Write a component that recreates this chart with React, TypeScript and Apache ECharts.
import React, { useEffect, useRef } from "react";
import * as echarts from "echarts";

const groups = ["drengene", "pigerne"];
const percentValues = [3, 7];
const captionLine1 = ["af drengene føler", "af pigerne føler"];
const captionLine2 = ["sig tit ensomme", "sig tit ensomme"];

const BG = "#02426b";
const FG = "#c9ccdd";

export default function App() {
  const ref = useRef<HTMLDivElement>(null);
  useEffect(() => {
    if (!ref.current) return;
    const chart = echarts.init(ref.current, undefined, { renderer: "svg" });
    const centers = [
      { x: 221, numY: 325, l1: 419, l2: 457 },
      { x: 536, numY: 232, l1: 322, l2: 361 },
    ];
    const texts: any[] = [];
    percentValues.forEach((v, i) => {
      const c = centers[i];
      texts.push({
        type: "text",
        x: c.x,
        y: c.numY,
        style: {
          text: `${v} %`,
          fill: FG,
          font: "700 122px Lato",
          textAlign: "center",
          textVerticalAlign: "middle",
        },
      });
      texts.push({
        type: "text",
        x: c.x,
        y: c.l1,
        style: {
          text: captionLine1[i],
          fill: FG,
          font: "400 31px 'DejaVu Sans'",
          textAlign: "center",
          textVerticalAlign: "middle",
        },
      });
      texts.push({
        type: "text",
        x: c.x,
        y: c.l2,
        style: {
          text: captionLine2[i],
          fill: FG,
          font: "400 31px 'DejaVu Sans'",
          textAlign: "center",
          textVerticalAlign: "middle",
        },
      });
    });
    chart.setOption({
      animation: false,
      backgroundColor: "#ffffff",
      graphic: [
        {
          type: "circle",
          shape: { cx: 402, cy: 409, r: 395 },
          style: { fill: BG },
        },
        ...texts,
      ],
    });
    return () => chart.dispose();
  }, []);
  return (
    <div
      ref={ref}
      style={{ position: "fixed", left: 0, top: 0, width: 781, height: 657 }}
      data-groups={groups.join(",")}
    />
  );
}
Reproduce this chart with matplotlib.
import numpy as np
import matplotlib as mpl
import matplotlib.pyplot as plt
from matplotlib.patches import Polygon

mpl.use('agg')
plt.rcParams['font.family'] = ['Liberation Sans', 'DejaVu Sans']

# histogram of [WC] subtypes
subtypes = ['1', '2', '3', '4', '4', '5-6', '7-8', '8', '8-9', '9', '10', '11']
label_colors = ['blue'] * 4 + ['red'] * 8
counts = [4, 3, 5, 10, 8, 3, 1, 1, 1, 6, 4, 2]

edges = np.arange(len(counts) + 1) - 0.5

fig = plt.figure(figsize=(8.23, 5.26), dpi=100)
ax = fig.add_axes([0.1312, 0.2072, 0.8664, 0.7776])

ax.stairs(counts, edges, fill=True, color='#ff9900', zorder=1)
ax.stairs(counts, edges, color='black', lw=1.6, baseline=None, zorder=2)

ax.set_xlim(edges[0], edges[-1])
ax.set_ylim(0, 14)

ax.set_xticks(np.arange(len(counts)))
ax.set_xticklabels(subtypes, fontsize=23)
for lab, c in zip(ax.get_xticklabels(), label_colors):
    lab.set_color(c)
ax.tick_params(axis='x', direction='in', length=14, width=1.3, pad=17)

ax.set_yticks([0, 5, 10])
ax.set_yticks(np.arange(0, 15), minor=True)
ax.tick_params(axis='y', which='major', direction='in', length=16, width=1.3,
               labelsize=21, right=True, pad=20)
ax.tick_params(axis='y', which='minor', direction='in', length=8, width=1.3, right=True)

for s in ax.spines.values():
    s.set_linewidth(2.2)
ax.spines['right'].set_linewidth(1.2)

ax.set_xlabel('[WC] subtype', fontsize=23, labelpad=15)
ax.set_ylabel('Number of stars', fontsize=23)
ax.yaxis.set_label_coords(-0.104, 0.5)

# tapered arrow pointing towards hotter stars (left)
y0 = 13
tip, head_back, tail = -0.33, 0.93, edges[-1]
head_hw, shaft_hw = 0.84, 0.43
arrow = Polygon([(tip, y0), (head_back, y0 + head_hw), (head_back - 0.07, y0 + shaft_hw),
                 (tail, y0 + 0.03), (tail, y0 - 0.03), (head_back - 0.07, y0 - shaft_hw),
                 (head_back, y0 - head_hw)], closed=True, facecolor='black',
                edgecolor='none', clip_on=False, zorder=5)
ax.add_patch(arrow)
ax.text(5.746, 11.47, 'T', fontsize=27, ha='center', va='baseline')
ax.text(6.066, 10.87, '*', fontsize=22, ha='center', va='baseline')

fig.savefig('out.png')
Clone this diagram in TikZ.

============================================================

-- Set task --
Please repeat all the records above exactly as they appear.

-- In response --
Write a component that recreates this chart with React, TypeScript and Apache ECharts.
import React, { useEffect, useRef } from "react";
import * as echarts from "echarts";

const groups = ["drengene", "pigerne"];
const percentValues = [3, 7];
const captionLine1 = ["af drengene føler", "af pigerne føler"];
const captionLine2 = ["sig tit ensomme", "sig tit ensomme"];

const BG = "#02426b";
const FG = "#c9ccdd";

export default function App() {
  const ref = useRef<HTMLDivElement>(null);
  useEffect(() => {
    if (!ref.current) return;
    const chart = echarts.init(ref.current, undefined, { renderer: "svg" });
    const centers = [
      { x: 221, numY: 325, l1: 419, l2: 457 },
      { x: 536, numY: 232, l1: 322, l2: 361 },
    ];
    const texts: any[] = [];
    percentValues.forEach((v, i) => {
      const c = centers[i];
      texts.push({
        type: "text",
        x: c.x,
        y: c.numY,
        style: {
          text: `${v} %`,
          fill: FG,
          font: "700 122px Lato",
          textAlign: "center",
          textVerticalAlign: "middle",
        },
      });
      texts.push({
        type: "text",
        x: c.x,
        y: c.l1,
        style: {
          text: captionLine1[i],
          fill: FG,
          font: "400 31px 'DejaVu Sans'",
          textAlign: "center",
          textVerticalAlign: "middle",
        },
      });
      texts.push({
        type: "text",
        x: c.x,
        y: c.l2,
        style: {
          text: captionLine2[i],
          fill: FG,
          font: "400 31px 'DejaVu Sans'",
          textAlign: "center",
          textVerticalAlign: "middle",
        },
      });
    });
    chart.setOption({
      animation: false,
      backgroundColor: "#ffffff",
      graphic: [
        {
          type: "circle",
          shape: { cx: 402, cy: 409, r: 395 },
          style: { fill: BG },
        },
        ...texts,
      ],
    });
    return () => chart.dispose();
  }, []);
  return (
    <div
      ref={ref}
      style={{ position: "fixed", left: 0, top: 0, width: 781, height: 657 }}
      data-groups={groups.join(",")}
    />
  );
}
Reproduce this chart with matplotlib.
import numpy as np
import matplotlib as mpl
import matplotlib.pyplot as plt
from matplotlib.patches import Polygon

mpl.use('agg')
plt.rcParams['font.family'] = ['Liberation Sans', 'DejaVu Sans']

# histogram of [WC] subtypes
subtypes = ['1', '2', '3', '4', '4', '5-6', '7-8', '8', '8-9', '9', '10', '11']
label_colors = ['blue'] * 4 + ['red'] * 8
counts = [4, 3, 5, 10, 8, 3, 1, 1, 1, 6, 4, 2]

edges = np.arange(len(counts) + 1) - 0.5

fig = plt.figure(figsize=(8.23, 5.26), dpi=100)
ax = fig.add_axes([0.1312, 0.2072, 0.8664, 0.7776])

ax.stairs(counts, edges, fill=True, color='#ff9900', zorder=1)
ax.stairs(counts, edges, color='black', lw=1.6, baseline=None, zorder=2)

ax.set_xlim(edges[0], edges[-1])
ax.set_ylim(0, 14)

ax.set_xticks(np.arange(len(counts)))
ax.set_xticklabels(subtypes, fontsize=23)
for lab, c in zip(ax.get_xticklabels(), label_colors):
    lab.set_color(c)
ax.tick_params(axis='x', direction='in', length=14, width=1.3, pad=17)

ax.set_yticks([0, 5, 10])
ax.set_yticks(np.arange(0, 15), minor=True)
ax.tick_params(axis='y', which='major', direction='in', length=16, width=1.3,
               labelsize=21, right=True, pad=20)
ax.tick_params(axis='y', which='minor', direction='in', length=8, width=1.3, right=True)

for s in ax.spines.values():
    s.set_linewidth(2.2)
ax.spines['right'].set_linewidth(1.2)

ax.set_xlabel('[WC] subtype', fontsize=23, labelpad=15)
ax.set_ylabel('Number of stars', fontsize=23)
ax.yaxis.set_label_coords(-0.104, 0.5)

# tapered arrow pointing towards hotter stars (left)
y0 = 13
tip, head_back, tail = -0.33, 0.93, edges[-1]
head_hw, shaft_hw = 0.84, 0.43
arrow = Polygon([(tip, y0), (head_back, y0 + head_hw), (head_back - 0.07, y0 + shaft_hw),
                 (tail, y0 + 0.03), (tail, y0 - 0.03), (head_back - 0.07, y0 - shaft_hw),
                 (head_back, y0 - head_hw)], closed=True, facecolor='black',
                edgecolor='none', clip_on=False, zorder=5)
ax.add_patch(arrow)
ax.text(5.746, 11.47, 'T', fontsize=27, ha='center', va='baseline')
ax.text(6.066, 10.87, '*', fontsize=22, ha='center', va='baseline')

fig.savefig('out.png')
Clone this diagram in TikZ.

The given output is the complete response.